Friday, May 01, 2015

Iron Man and Connor

My son, Connor, has a brilliant mind. I mean, it’s intimidating. I’m just saying that we should all be grateful he has decided to use his powers for good.

Case in point, he’s only 13 years old, but he made this.



I KNOW, RIGHT?! You know what I made when I was 13? Farts. That’s about it.

Connor is what they call in the biz "a pretty big Marvel fan." I mean, the year the first Avengers movie came out? That year at Thanksgiving dinner, when we went around the table saying what we were grateful for, Connor said, “Joss Whedon.”

So, always jockeying for the position of Coolest Dad, I told my older kids that I would get tickets to an advanced screening of the new Avengers movie. And we went last night.

Three weeks ago Connor got it in his mind that he would build his own Iron Man outfit, from scratch. He began hoarding cardboard, plastic, weird parts of stuff I was sure I had thrown away and asked him not to dig out of the trash ... etc. He used his own money for LED lights, and he asked me to buy him some spray paint. And during this time, he’s been down in the basement whenever he has spare time.

So, here’s how last night played out.

Me: Ok, guys! We need to go! Get in the car!
Connor: Dad, I need to get dressed first. In my Iron Man outfit.
Me: Uhm... you’re going to be uncomfortable sitting in it.
Connor: I won’t wear it in the movie.
Me: Why wear it?
Connor: You can take a picture of me in front of the giant poster, and ... you know ... maybe other people will want to take a picture with me, too. And then I’ll go and change into my Tony Stark shirt for the movie.
Me: Uhmmm....ok. [I sneak off to talk to Katie.]

Me: So, Connor is going to wear his Iron Man outfit to the movie.
Katie: Sweet. He’s worked really hard on it.
Me: Yep, I know. I just ... I’m a little worried about his expectations ... of, like, how he thinks the public is going to receive him. Like, I think he believes strangers are going to want to take photos with him.
Katie: You’ll handle it just fine.
Me: Really? Because if people don’t love it, it’s going to hurt his feelings. And then I’m left with a deflated teenager. And that hurts my feelings. And I realize this isn’t about me. But kind of I’m not up for watching our son be sad.

We pull up to the theater. We get out of the car, and Garren, my 15 year old, starts dressing Connor in his Iron Man get-up. A few people walk by on their way to the theater and mumble, “Cool suit.”

“Whew,” I think. Someone acknowledged him. That’s all he needed.

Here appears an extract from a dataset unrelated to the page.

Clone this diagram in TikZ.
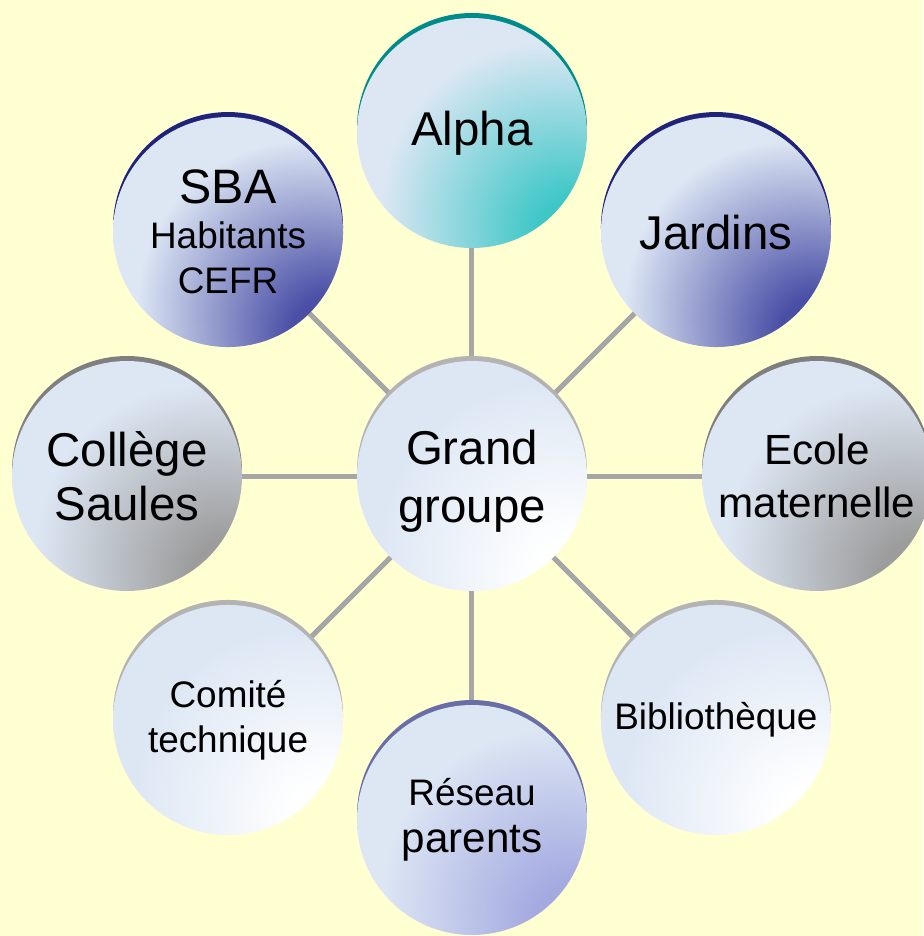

Then Connor says, “Abbie. Light me up.” He spreads his arms away from his chest, and Abbie walks towards him. “You have to peel off the Pringles cap and turn on the LED light.”



Then we start walking towards the theater - and Oh. My. Goodness. Cars are stopping and taking photos. People are looking out the windows of neighboring stores and, getting all animated-like, hitting their friends and pointing at Connor.

The closer we get to the theater, the more reaction he is getting. Then we get inside, and the place is all abuzz. Theater employees are snapping photos - groups of people are grabbing Connor and asking him to jump in their photos that they’re taking in front of the poster. Including a group with a  Thor and a Captain America. Couples on dates are asking him to take photos with them. People are asking him how he made it and making a huge fuss over him. Two security guards finally walk up, lean into me and say, “That’s the best one we’ve ever seen.”





Thank you, Provo, Utah! Thank you for making my son’s night. Thank you for validating this 13-year old’s hours of work and ingenuity and moxie to actually head out in public and put his efforts on display. I salute you.

Sidebar: I am equally proud of my son, Garren. Garren spent hours with Connor, supporting him in this work, talking Connor off the ledge when things were going south, cheerleading him when things were going well. And last night? Garren asked for no recognition, no attention, no reward. He loved watching his brother have a moment. I love these two. I am grateful to be their dad.